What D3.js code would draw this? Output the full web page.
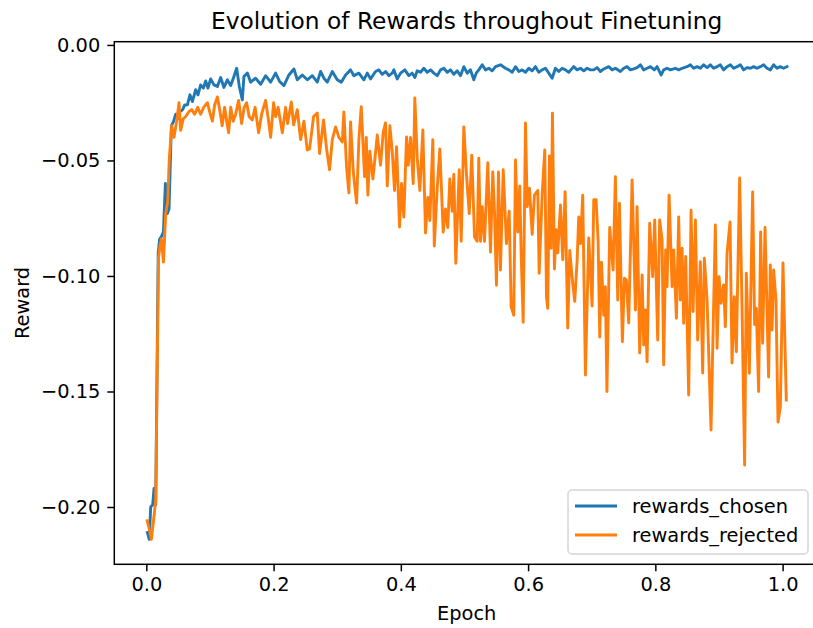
<!doctype html>
<html>
  <head>
    <meta charset="utf-8">
    <title>Evolution of Rewards throughout Finetuning</title>
    <script src="https://cdnjs.cloudflare.com/ajax/libs/d3/7.8.5/d3.min.js"></script>
    <style>
      body { margin: 0; background: #fff; }
      text { font-family: "DejaVu Sans", sans-serif; fill: #000; }
    </style>
  </head>
  <body>
    <div id="chart"></div>

    <script>

      // data: epoch and reward for each series
      const chosenEpoch = [0.0017,0.0046,0.0069,0.0101,0.0121,0.0148,0.0187,0.0210,0.0237,0.0269,0.0300,0.0331,0.0357,0.0394,0.0430,0.0462,0.0493,0.0525,0.0572,0.0603,
        0.0646,0.0686,0.0724,0.0776,0.0812,0.0854,0.0897,0.0933,0.0969,0.1011,0.1063,0.1117,0.1169,0.1220,0.1274,0.1326,0.1368,0.1420,0.1462,0.1509,
        0.1534,0.1588,0.1640,0.1718,0.1797,0.1875,0.1954,0.2032,0.2095,0.2163,0.2241,0.2320,0.2373,0.2452,0.2530,0.2609,0.2687,0.2739,0.2791,0.2844,
        0.2923,0.3001,0.3064,0.3132,0.3210,0.3262,0.3341,0.3419,0.3473,0.3524,0.3603,0.3655,0.3708,0.3760,0.3812,0.3865,0.3890,0.3944,0.3996,0.4063,
        0.4126,0.4179,0.4220,0.4258,0.4310,0.4362,0.4415,0.4467,0.4519,0.4572,0.4624,0.4676,0.4729,0.4781,0.4833,0.4886,0.4938,0.4990,0.5043,0.5095,
        0.5147,0.5185,0.5225,0.5279,0.5331,0.5382,0.5436,0.5488,0.5566,0.5645,0.5697,0.5750,0.5802,0.5854,0.5907,0.5959,0.6011,0.6064,0.6116,0.6168,
        0.6221,0.6273,0.6325,0.6378,0.6430,0.6482,0.6535,0.6587,0.6639,0.6717,0.6771,0.6823,0.6875,0.6928,0.6980,0.7032,0.7085,0.7137,0.7189,0.7267,
        0.7321,0.7372,0.7451,0.7503,0.7556,0.7608,0.7660,0.7713,0.7765,0.7817,0.7870,0.7922,0.7985,0.8027,0.8090,0.8131,0.8184,0.8236,0.8315,0.8367,
        0.8420,0.8499,0.8550,0.8602,0.8656,0.8707,0.8759,0.8813,0.8864,0.8916,0.8970,0.9021,0.9073,0.9127,0.9179,0.9231,0.9284,0.9336,0.9388,0.9441,
        0.9493,0.9545,0.9598,0.9650,0.9702,0.9755,0.9807,0.9859,0.9912,0.9964,1.0016,1.0069];

      const chosenReward = [-0.211,-0.214,-0.200,-0.199,-0.192,-0.199,-0.090,-0.084,-0.083,-0.081,-0.060,-0.073,-0.071,-0.035,-0.033,-0.030,-0.032,-0.029,-0.028,-0.026,
        -0.0259,-0.0216,-0.0245,-0.0194,-0.0216,-0.0173,-0.0187,-0.0156,-0.0187,-0.0147,-0.0173,-0.0180,-0.0141,-0.0184,-0.0151,-0.0176,-0.0144,-0.0101,-0.0180,-0.0238,
        -0.0137,-0.0122,-0.0161,-0.0144,-0.0170,-0.0133,-0.0161,-0.0122,-0.0158,-0.0176,-0.0130,-0.0104,-0.0151,-0.0130,-0.0151,-0.0133,-0.0161,-0.0115,-0.0144,-0.0161,
        -0.0115,-0.0151,-0.0161,-0.0130,-0.0108,-0.0133,-0.0122,-0.0151,-0.0122,-0.0147,-0.0115,-0.0108,-0.0127,-0.0115,-0.0133,-0.0122,-0.0108,-0.0147,-0.0122,-0.0108,
        -0.0133,-0.0122,-0.0141,-0.0112,-0.0118,-0.0101,-0.0118,-0.0108,-0.0122,-0.0133,-0.0108,-0.0101,-0.0118,-0.0108,-0.0127,-0.0112,-0.0133,-0.0094,-0.0122,-0.0108,
        -0.0151,-0.0122,-0.0108,-0.0086,-0.0108,-0.0101,-0.0112,-0.0094,-0.0086,-0.0101,-0.0108,-0.0118,-0.0094,-0.0115,-0.0108,-0.0118,-0.0101,-0.0112,-0.0094,-0.0118,
        -0.0108,-0.0101,-0.0122,-0.0144,-0.0101,-0.0115,-0.0101,-0.0108,-0.0118,-0.0094,-0.0108,-0.0101,-0.0112,-0.0101,-0.0108,-0.0108,-0.0098,-0.0115,-0.0104,-0.0094,
        -0.0108,-0.0101,-0.0115,-0.0101,-0.0094,-0.0108,-0.0104,-0.0098,-0.0086,-0.0108,-0.0101,-0.0094,-0.0108,-0.0094,-0.0130,-0.0108,-0.0101,-0.0108,-0.0101,-0.0108,
        -0.0101,-0.0094,-0.0086,-0.0101,-0.0094,-0.0101,-0.0086,-0.0098,-0.0086,-0.0101,-0.0094,-0.0086,-0.0108,-0.0094,-0.0086,-0.0101,-0.0094,-0.0086,-0.0108,-0.0098,
        -0.0101,-0.0094,-0.0101,-0.0094,-0.0086,-0.0101,-0.0108,-0.0086,-0.0101,-0.0094,-0.0101,-0.0094];

      const rejectedEpoch = [0.0014,0.0042,0.0080,0.0121,0.0148,0.0192,0.0215,0.0237,0.0269,0.0305,0.0336,0.0360,0.0399,0.0435,0.0477,0.0514,0.0540,0.0580,0.0619,0.0666,
        0.0713,0.0760,0.0807,0.0854,0.0902,0.0960,0.0996,0.1038,0.1074,0.1117,0.1153,0.1192,0.1231,0.1263,0.1294,0.1326,0.1365,0.1404,0.1451,0.1498,
        0.1538,0.1577,0.1616,0.1666,0.1710,0.1765,0.1812,0.1875,0.1922,0.1954,0.2001,0.2032,0.2072,0.2138,0.2189,0.2221,0.2279,0.2315,0.2373,0.2425,
        0.2477,0.2530,0.2566,0.2629,0.2687,0.2723,0.2786,0.2833,0.2880,0.2923,0.2975,0.3027,0.3080,0.3105,0.3147,0.3184,0.3210,0.3253,0.3305,0.3341,
        0.3378,0.3430,0.3457,0.3482,0.3513,0.3561,0.3630,0.3681,0.3724,0.3760,0.3787,0.3828,0.3865,0.3901,0.3933,0.3980,0.4011,0.4047,0.4090,0.4117,
        0.4153,0.4195,0.4220,0.4258,0.4299,0.4346,0.4388,0.4424,0.4456,0.4503,0.4526,0.4572,0.4613,0.4666,0.4702,0.4738,0.4770,0.4808,0.4833,0.4864,
        0.4918,0.4949,0.4990,0.5032,0.5075,0.5115,0.5158,0.5200,0.5225,0.5252,0.5279,0.5315,0.5367,0.5409,0.5445,0.5472,0.5503,0.5535,0.5566,0.5609,
        0.5660,0.5703,0.5734,0.5775,0.5802,0.5838,0.5869,0.5891,0.5923,0.5959,0.5986,0.6022,0.6064,0.6100,0.6152,0.6174,0.6221,0.6262,0.6289,0.6309,
        0.6336,0.6362,0.6383,0.6414,0.6441,0.6466,0.6509,0.6545,0.6582,0.6623,0.6655,0.6697,0.6733,0.6771,0.6796,0.6823,0.6859,0.6901,0.6953,0.7006,
        0.7032,0.7069,0.7101,0.7126,0.7153,0.7189,0.7215,0.7239,0.7283,0.7336,0.7372,0.7409,0.7435,0.7482,0.7514,0.7545,0.7581,0.7635,0.7687,0.7713,
        0.7754,0.7792,0.7817,0.7844,0.7870,0.7911,0.7958,0.7990,0.8037,0.8068,0.8106,0.8131,0.8162,0.8184,0.8216,0.8263,0.8288,0.8331,0.8367,0.8393,
        0.8420,0.8445,0.8477,0.8524,0.8561,0.8593,0.8629,0.8665,0.8707,0.8744,0.8770,0.8813,0.8875,0.8943,0.8970,0.9001,0.9033,0.9073,0.9100,0.9127,
        0.9174,0.9205,0.9241,0.9273,0.9325,0.9362,0.9403,0.9430,0.9477,0.9529,0.9560,0.9587,0.9623,0.9655,0.9686,0.9724,0.9780,0.9807,0.9834,0.9859,
        0.9896,0.9928,0.9964,1.0006,1.0058];

      const rejectedReward = [-0.206,-0.209,-0.214,-0.204,-0.197,-0.092,-0.087,-0.084,-0.094,-0.073,-0.068,-0.050,-0.035,-0.040,-0.033,-0.025,-0.037,-0.032,-0.031,-0.029,
        -0.028,-0.030,-0.027,-0.030,-0.027,-0.025,-0.029,-0.033,-0.026,-0.0225,-0.028,-0.035,-0.027,-0.033,-0.038,-0.027,-0.033,-0.030,-0.024,-0.034,
        -0.027,-0.025,-0.031,-0.0325,-0.027,-0.038,-0.030,-0.024,-0.033,-0.040,-0.025,-0.031,-0.027,-0.038,-0.027,-0.034,-0.0247,-0.0346,-0.028,-0.041,
        -0.033,-0.0455,-0.045,-0.031,-0.0295,-0.047,-0.0325,-0.045,-0.054,-0.041,-0.0355,-0.040,-0.042,-0.029,-0.0528,-0.064,-0.0333,-0.055,-0.0684,-0.041,
        -0.0267,-0.057,-0.040,-0.065,-0.046,-0.058,-0.039,-0.052,-0.0376,-0.0337,-0.061,-0.035,-0.046,-0.063,-0.044,-0.0788,-0.060,-0.0745,-0.0398,-0.052,
        -0.040,-0.060,-0.023,-0.049,-0.063,-0.0368,-0.0814,-0.066,-0.076,-0.041,-0.087,-0.062,-0.045,-0.081,-0.071,-0.079,-0.058,-0.072,-0.056,-0.0945,
        -0.054,-0.085,-0.0355,-0.056,-0.073,-0.0477,-0.083,-0.085,-0.049,-0.085,-0.070,-0.085,-0.051,-0.0897,-0.055,-0.072,-0.104,-0.055,-0.0974,-0.054,
        -0.086,-0.072,-0.1134,-0.117,-0.0498,-0.081,-0.061,-0.090,-0.120,-0.0338,-0.070,-0.062,-0.082,-0.065,-0.063,-0.0988,-0.065,-0.0455,-0.109,-0.114,
        -0.048,-0.088,-0.0295,-0.097,-0.080,-0.090,-0.0693,-0.093,-0.0635,-0.1225,-0.089,-0.102,-0.111,-0.093,-0.0745,-0.086,-0.065,-0.1429,-0.0835,-0.113,
        -0.067,-0.067,-0.085,-0.1264,-0.094,-0.117,-0.1046,-0.150,-0.079,-0.0974,-0.057,-0.1104,-0.0685,-0.1285,-0.101,-0.1017,-0.1203,-0.0584,-0.1147,-0.070,
        -0.1333,-0.0996,-0.1299,-0.1147,-0.1371,-0.0772,-0.1003,-0.0758,-0.1277,-0.0758,-0.0844,-0.1385,-0.0887,-0.1046,-0.065,-0.1046,-0.0887,-0.1183,-0.0745,-0.1104,
        -0.088,-0.1205,-0.0916,-0.1515,-0.0715,-0.1154,-0.0758,-0.1277,-0.0938,-0.142,-0.0923,-0.1104,-0.1667,-0.0779,-0.1313,-0.1003,-0.1118,-0.1039,-0.122,-0.0902,
        -0.0766,-0.1377,-0.109,-0.1328,-0.0576,-0.1133,-0.1818,-0.0988,-0.1421,-0.0636,-0.121,-0.114,-0.150,-0.081,-0.1291,-0.079,-0.1437,-0.0952,-0.1234,-0.0974,
        -0.1104,-0.1632,-0.1566,-0.0944,-0.1537];

      const seriesNames = ['rewards_chosen', 'rewards_rejected'];
      const seriesColors = ['#1f77b4', '#ff7f0e'];
      const xTicks = [0, 0.2, 0.4, 0.6, 0.8, 1.0];
      const yTicks = [0, -0.05, -0.10, -0.15, -0.20];

      // svg + plot area
      const width = 813, height = 628;
      const plotLeft = 114.3, plotTop = 41.7, plotRight = 819, plotBottom = 564.3;
      const fontSize = 19.4;

      const svg = d3.select('#chart')
        .append('svg')
        .attr('width', width)
        .attr('height', height);

      const x = d3.scaleLinear().domain([-0.0503, 1.0572]).range([plotLeft, plotRight]);
      const y = d3.scaleLinear().domain([-0.2248, 0.0014]).range([plotBottom, plotTop]);

      // the two lines
      const series = [
        chosenEpoch.map((e, i) => [e, chosenReward[i]]),
        rejectedEpoch.map((e, i) => [e, rejectedReward[i]])
      ];

      const line = d3.line().x(d => x(d[0])).y(d => y(d[1]));

      svg.selectAll('path.series')
        .data(series)
        .join('path')
        .attr('class', 'series')
        .attr('d', line)
        .attr('fill', 'none')
        .attr('stroke', (d, i) => seriesColors[i])
        .attr('stroke-width', 2.9)
        .attr('stroke-linejoin', 'round')
        .attr('stroke-linecap', 'square');

      // axes
      const xAxis = svg.append('g')
        .attr('transform', `translate(0,${plotBottom})`)
        .call(d3.axisBottom(x).tickValues(xTicks).tickFormat(d3.format('.1f')).tickSize(7).tickPadding(6).tickSizeOuter(0));

      const yAxis = svg.append('g')
        .attr('transform', `translate(${plotLeft},0)`)
        .call(d3.axisLeft(y).tickValues(yTicks).tickFormat(d3.format('.2f')).tickSize(7).tickPadding(7).tickSizeOuter(0));

      [xAxis, yAxis].forEach(g => {
        g.selectAll('.domain').remove();
        g.selectAll('line').attr('stroke', '#000').attr('stroke-width', 1.5);
        g.selectAll('text').attr('font-size', fontSize).attr('font-family', '"DejaVu Sans", sans-serif').attr('fill', '#000');
      });

      // frame (spines)
      svg.append('rect')
        .attr('x', plotLeft)
        .attr('y', plotTop)
        .attr('width', plotRight - plotLeft)
        .attr('height', plotBottom - plotTop)
        .attr('fill', 'none')
        .attr('stroke', '#000')
        .attr('stroke-width', 1.5);

      // title and axis labels
      svg.append('text')
        .attr('x', (plotLeft + plotRight) / 2)
        .attr('y', 29)
        .attr('text-anchor', 'middle')
        .attr('font-size', 23.3)
        .text('Evolution of Rewards throughout Finetuning');

      svg.append('text')
        .attr('x', (plotLeft + plotRight) / 2)
        .attr('y', 620)
        .attr('text-anchor', 'middle')
        .attr('font-size', fontSize)
        .text('Epoch');

      svg.append('text')
        .attr('transform', `translate(29,${(plotTop + plotBottom) / 2}) rotate(-90)`)
        .attr('text-anchor', 'middle')
        .attr('font-size', fontSize)
        .text('Reward');

      // legend
      const legend = svg.append('g');

      legend.append('rect')
        .attr('x', 568)
        .attr('y', 490)
        .attr('width', 240)
        .attr('height', 64)
        .attr('rx', 4)
        .attr('fill', '#fff')
        .attr('fill-opacity', 0.8)
        .attr('stroke', '#d5d5d5')
        .attr('stroke-width', 1.5);

      const rows = legend.selectAll('g.row')
        .data(seriesNames)
        .join('g')
        .attr('class', 'row')
        .attr('transform', (d, i) => `translate(0,${506 + i * 29})`);

      rows.append('line')
        .attr('x1', 575)
        .attr('x2', 617)
        .attr('stroke', (d, i) => seriesColors[i])
        .attr('stroke-width', 2.9);

      rows.append('text')
        .attr('x', 632)
        .attr('y', 7)
        .attr('font-size', fontSize)
        .text(d => d);

    </script>
  </body>
</html>
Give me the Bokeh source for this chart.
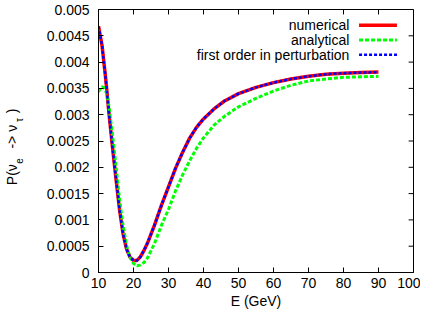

§ What the task asks: State how many lines in the records above contain the word "chart", and give only that number.

§ Expected output: 3